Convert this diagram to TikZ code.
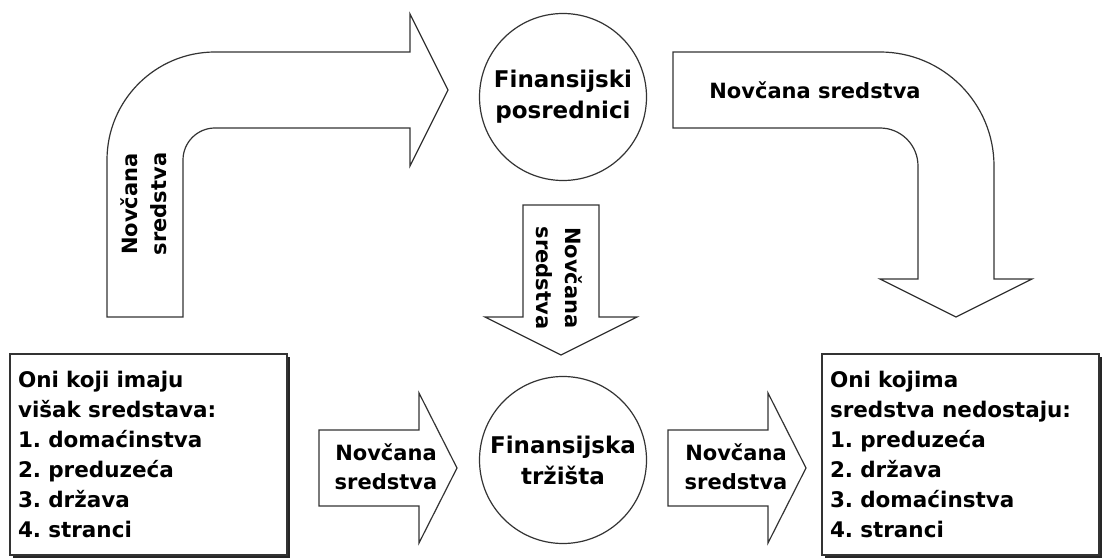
\documentclass[tikz,border=0pt]{standalone}
\usepackage{fontspec}
\setmainfont{DejaVu Sans}
\usetikzlibrary{shadows}
\frenchspacing

\begin{document}
\begin{tikzpicture}[
    x=1pt, y=-1pt,
    line join=miter,
    barrow/.style={draw=black!80, line width=1.2pt, fill=white},
    inst/.style={circle, draw=black!80, line width=1.2pt, fill=white,
                 minimum size=167pt, inner sep=0pt, align=center,
                 font=\bfseries\fontsize{23}{31}\selectfont},
    group/.style={rectangle, draw=black!80, line width=1.2pt, fill=white,
                  minimum width=277pt, minimum height=201pt, inner xsep=8pt,
                  text width=261pt, align=left,
                  font=\bfseries\fontsize{21.5}{30}\selectfont,
                  drop shadow={shadow xshift=3pt, shadow yshift=-3pt,
                               fill=black!85, opacity=1}},
    flowlab/.style={align=center, inner sep=0pt,
                    font=\bfseries\fontsize{21}{29}\selectfont},
]
\useasboundingbox (0,0) rectangle (1103,559);

% ---- bent arrow: surplus -> intermediaries ----
\draw[barrow] (107,317) -- (107,160) arc[start angle=180, end angle=270, radius=108]
    -- (410,52) -- (410,14) -- (448,90) -- (410,166) -- (410,128)
    -- (215,128) arc[start angle=270, end angle=180, radius=32] -- (183,317) -- cycle;
\node[flowlab, rotate=90] (fL) at (144,204) {Novčana\\sredstva};

% ---- bent arrow: intermediaries -> deficit ----
\draw[barrow] (673,52) -- (880,52) arc[start angle=270, end angle=360, radius=114]
    -- (994,279) -- (1032,279) -- (956,317) -- (880,279) -- (918,279)
    -- (918,166) arc[start angle=0, end angle=-90, radius=38] -- (673,128) -- cycle;
\node[flowlab] (fR) at (815,90) {Novčana sredstva};

% ---- down arrow between the two circles ----
\draw[barrow] (523,205) -- (599,205) -- (599,317) -- (637,317) -- (561,355)
    -- (485,317) -- (523,317) -- cycle;
\node[flowlab, rotate=-90] (fM) at (559,278) {Novčana\\sredstva};

% ---- straight arrows along the bottom ----
\draw[barrow] (319,430) -- (419,430) -- (419,393) -- (457,468) -- (419,543)
    -- (419,506) -- (319,506) -- cycle;
\node[flowlab] (fBL) at (386,467) {Novčana\\sredstva};
\draw[barrow] (668,430) -- (768,430) -- (768,393) -- (806,468) -- (768,543)
    -- (768,506) -- (668,506) -- cycle;
\node[flowlab] (fBR) at (736,467) {Novčana\\sredstva};

% ---- institutions ----
\node[inst] (posr) at (563,97) {Finansijski\\posrednici};
\node[inst] (trz) at (563,460) {Finansijska\\tržišta};

% ---- surplus and deficit units ----
\node[group] (surplus) at (148.5,454.5)
    {Oni koji imaju\\višak sredstava:\\1. domaćinstva\\2. preduzeća\\3. država\\4. stranci};
\node[group] (deficit) at (960.5,454.5)
    {Oni kojima\\sredstva nedostaju:\\1. preduzeća\\2. država\\3. domaćinstva\\4. stranci};
\end{tikzpicture}
\end{document}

**AIM OF THE EXERCISE**. Write out nothing but the lines from the start of the data through the line with "(0,0) rectangle (1103,559);". Leave out the pictures.

**THE RESPONSE**.
Convert this diagram to TikZ code.
\documentclass[tikz,border=0pt]{standalone}
\usepackage{fontspec}
\setmainfont{DejaVu Sans}
\usetikzlibrary{shadows}
\frenchspacing

\begin{document}
\begin{tikzpicture}[
    x=1pt, y=-1pt,
    line join=miter,
    barrow/.style={draw=black!80, line width=1.2pt, fill=white},
    inst/.style={circle, draw=black!80, line width=1.2pt, fill=white,
                 minimum size=167pt, inner sep=0pt, align=center,
                 font=\bfseries\fontsize{23}{31}\selectfont},
    group/.style={rectangle, draw=black!80, line width=1.2pt, fill=white,
                  minimum width=277pt, minimum height=201pt, inner xsep=8pt,
                  text width=261pt, align=left,
                  font=\bfseries\fontsize{21.5}{30}\selectfont,
                  drop shadow={shadow xshift=3pt, shadow yshift=-3pt,
                               fill=black!85, opacity=1}},
    flowlab/.style={align=center, inner sep=0pt,
                    font=\bfseries\fontsize{21}{29}\selectfont},
]
\useasboundingbox (0,0) rectangle (1103,559);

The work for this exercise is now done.